━━━ Data block
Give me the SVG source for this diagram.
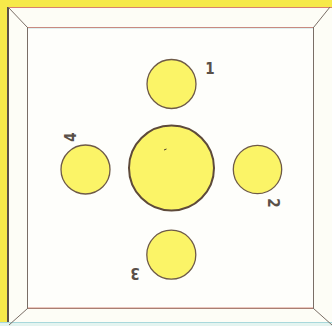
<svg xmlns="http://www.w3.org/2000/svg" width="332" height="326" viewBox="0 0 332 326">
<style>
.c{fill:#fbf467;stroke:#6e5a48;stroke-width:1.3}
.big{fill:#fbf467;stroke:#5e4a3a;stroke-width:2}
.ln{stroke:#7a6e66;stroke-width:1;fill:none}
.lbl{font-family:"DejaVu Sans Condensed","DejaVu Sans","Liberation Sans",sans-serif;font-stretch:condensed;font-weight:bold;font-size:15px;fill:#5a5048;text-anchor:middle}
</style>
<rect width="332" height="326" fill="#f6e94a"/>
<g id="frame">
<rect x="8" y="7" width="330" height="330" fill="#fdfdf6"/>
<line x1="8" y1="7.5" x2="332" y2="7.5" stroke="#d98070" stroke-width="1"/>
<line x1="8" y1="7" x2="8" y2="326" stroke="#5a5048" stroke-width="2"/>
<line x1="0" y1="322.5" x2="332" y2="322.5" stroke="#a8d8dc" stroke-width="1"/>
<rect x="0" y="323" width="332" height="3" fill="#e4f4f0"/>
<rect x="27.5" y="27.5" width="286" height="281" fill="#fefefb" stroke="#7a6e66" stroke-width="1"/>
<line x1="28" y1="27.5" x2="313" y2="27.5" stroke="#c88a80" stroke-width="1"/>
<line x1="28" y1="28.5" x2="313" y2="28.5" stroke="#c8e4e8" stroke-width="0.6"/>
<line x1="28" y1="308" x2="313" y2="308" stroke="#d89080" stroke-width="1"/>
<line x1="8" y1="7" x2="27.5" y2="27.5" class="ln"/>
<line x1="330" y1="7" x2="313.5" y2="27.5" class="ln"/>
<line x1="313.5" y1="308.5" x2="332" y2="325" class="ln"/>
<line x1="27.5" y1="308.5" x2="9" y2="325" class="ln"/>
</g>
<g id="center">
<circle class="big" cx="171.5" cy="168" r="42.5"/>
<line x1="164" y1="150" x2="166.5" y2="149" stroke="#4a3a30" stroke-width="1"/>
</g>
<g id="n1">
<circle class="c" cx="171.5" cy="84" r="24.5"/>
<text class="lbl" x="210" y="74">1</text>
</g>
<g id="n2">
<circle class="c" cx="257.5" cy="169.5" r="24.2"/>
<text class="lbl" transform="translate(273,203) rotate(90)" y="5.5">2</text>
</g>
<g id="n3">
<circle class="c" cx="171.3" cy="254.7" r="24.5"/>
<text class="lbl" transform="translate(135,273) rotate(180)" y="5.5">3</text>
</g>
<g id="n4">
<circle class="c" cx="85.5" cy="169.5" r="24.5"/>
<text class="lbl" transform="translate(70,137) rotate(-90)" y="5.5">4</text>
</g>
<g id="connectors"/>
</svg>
━━━━━━
= Required task =
Return the listing above unchanged, apart from dropping its pictures.

= Exercise output =
Give me the SVG source for this diagram.
<svg xmlns="http://www.w3.org/2000/svg" width="332" height="326" viewBox="0 0 332 326">
<style>
.c{fill:#fbf467;stroke:#6e5a48;stroke-width:1.3}
.big{fill:#fbf467;stroke:#5e4a3a;stroke-width:2}
.ln{stroke:#7a6e66;stroke-width:1;fill:none}
.lbl{font-family:"DejaVu Sans Condensed","DejaVu Sans","Liberation Sans",sans-serif;font-stretch:condensed;font-weight:bold;font-size:15px;fill:#5a5048;text-anchor:middle}
</style>
<rect width="332" height="326" fill="#f6e94a"/>
<g id="frame">
<rect x="8" y="7" width="330" height="330" fill="#fdfdf6"/>
<line x1="8" y1="7.5" x2="332" y2="7.5" stroke="#d98070" stroke-width="1"/>
<line x1="8" y1="7" x2="8" y2="326" stroke="#5a5048" stroke-width="2"/>
<line x1="0" y1="322.5" x2="332" y2="322.5" stroke="#a8d8dc" stroke-width="1"/>
<rect x="0" y="323" width="332" height="3" fill="#e4f4f0"/>
<rect x="27.5" y="27.5" width="286" height="281" fill="#fefefb" stroke="#7a6e66" stroke-width="1"/>
<line x1="28" y1="27.5" x2="313" y2="27.5" stroke="#c88a80" stroke-width="1"/>
<line x1="28" y1="28.5" x2="313" y2="28.5" stroke="#c8e4e8" stroke-width="0.6"/>
<line x1="28" y1="308" x2="313" y2="308" stroke="#d89080" stroke-width="1"/>
<line x1="8" y1="7" x2="27.5" y2="27.5" class="ln"/>
<line x1="330" y1="7" x2="313.5" y2="27.5" class="ln"/>
<line x1="313.5" y1="308.5" x2="332" y2="325" class="ln"/>
<line x1="27.5" y1="308.5" x2="9" y2="325" class="ln"/>
</g>
<g id="center">
<circle class="big" cx="171.5" cy="168" r="42.5"/>
<line x1="164" y1="150" x2="166.5" y2="149" stroke="#4a3a30" stroke-width="1"/>
</g>
<g id="n1">
<circle class="c" cx="171.5" cy="84" r="24.5"/>
<text class="lbl" x="210" y="74">1</text>
</g>
<g id="n2">
<circle class="c" cx="257.5" cy="169.5" r="24.2"/>
<text class="lbl" transform="translate(273,203) rotate(90)" y="5.5">2</text>
</g>
<g id="n3">
<circle class="c" cx="171.3" cy="254.7" r="24.5"/>
<text class="lbl" transform="translate(135,273) rotate(180)" y="5.5">3</text>
</g>
<g id="n4">
<circle class="c" cx="85.5" cy="169.5" r="24.5"/>
<text class="lbl" transform="translate(70,137) rotate(-90)" y="5.5">4</text>
</g>
<g id="connectors"/>
</svg>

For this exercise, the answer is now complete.